N.J. police confiscate 4 tons of fireworks


The Associated Press

Amid continued fretting about a Pennsylvania law that allows New Jersey residents to buy fireworks that are illegal in the Garden State, New Jersey state police have confiscated nearly 8,000 pounds of fireworks ahead of Independence Day.

State Police Sgt. Jeanne Hengemuhl said a state police crackdown at the Delaware River crossings with Pennsylvania led to 50 arrests and 7,800 pounds - nearly four tons - of confiscated fireworks valued at $21,000.

Pennsylvania law bans fireworks sales to Pennsylvania residents who lack special permits, but allows sales to out-of-state residents.

Yet it's illegal in New Jersey to use, possess or transport fireworks, including firecrackers, Roman candles, M80s, cherry bombs and even sparklers. New Jersey is among nine states that bans all consumer fireworks.

"It was a lot about enforcement, but it really was mostly about educating the people," Hengemuhl said of the state police effort. "We wanted New Jerseyans to know it's illegal and it's dangerous."

She said the arrests involved not just New Jerseyans, but people from Connecticut, Rhode Island and Delaware, with the largest seizure being 600 pounds.

"We were shocked at some of the things we saw," Hengemuhl said.

The campaign started June 18 when signs were posted along roads describing New Jersey's fireworks ban. Hengemuhl wouldn't say when the targeted enforcement effort would end, describing it as "ongoing."

Buyers have been warned. Under an agreement reached earlier this year between the New Jersey Attorney General's Office and Pennsylvania fireworks retailers, signs were posted at retail outlets stating that New Jersey law prohibits the transportation, sale, possession or use of fireworks.

In New Jersey, fireworks possession is a disorderly persons offense, but possession with intent to sell can bring up to 18 months in prison and fines up to $10,000.

The New Jersey Senate recently approved a measure asking Pennsylvania to revise its 2004 law to make it illegal to sell consumer fireworks to out-of-state residents.

Sen. Peter Inverso, R-Mercer, the bill sponsor, said the measure sends this message to Pennsylvania retailers: "We care about the safety of our all of our residents, the children you are targeting for the sale of fireworks, and you should not take advantage of them."
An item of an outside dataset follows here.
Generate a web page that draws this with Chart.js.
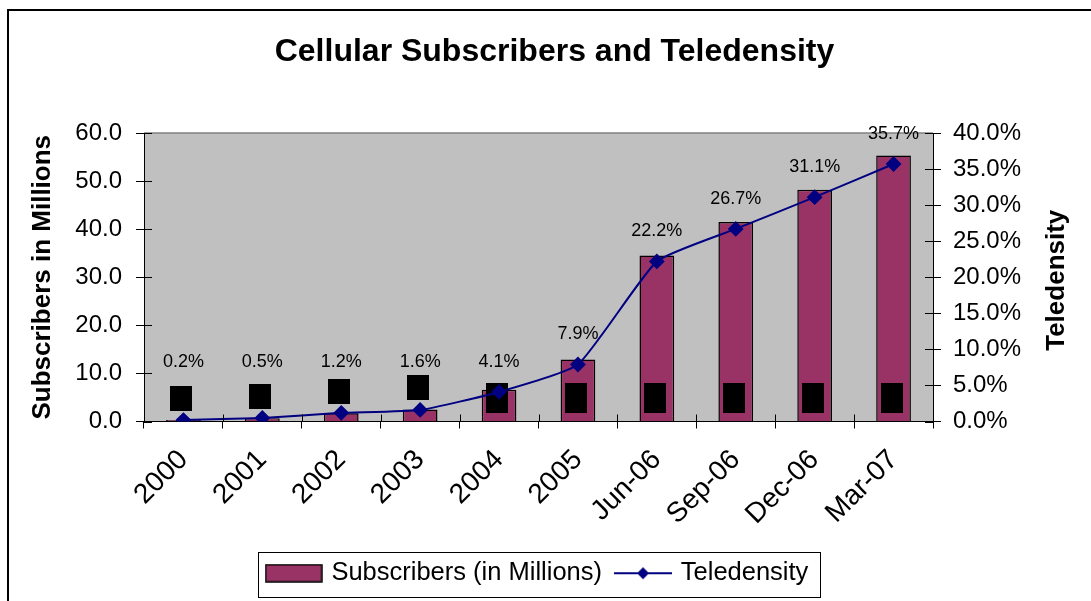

Pennsylvania Rep. John Galloway, D-Bucks, recently introduced legislation to ban selling fireworks to anyone, regardless of where they live, unless they have proper permits.

"If its dangerous for a Pennsylvanian to have fireworks such as Roman candles and bottle rockets, then it stands to reason its dangerous for anyone to have those types of fireworks and we should not sell them here," he said.

But no hearings have been slated on Galloway's bill and other legislators have said they foresaw no immediate plans to change the law, which they said helped protect long-established Pennsylvania fireworks companies.

According to the United States Consumer Products Safety Commission, there were 9,600 emergency room visits around the country in 2004 for fireworks-related injuries, two-thirds between June 19 and July 19. It found that half of fireworks injuries are suffered by children and teenagers.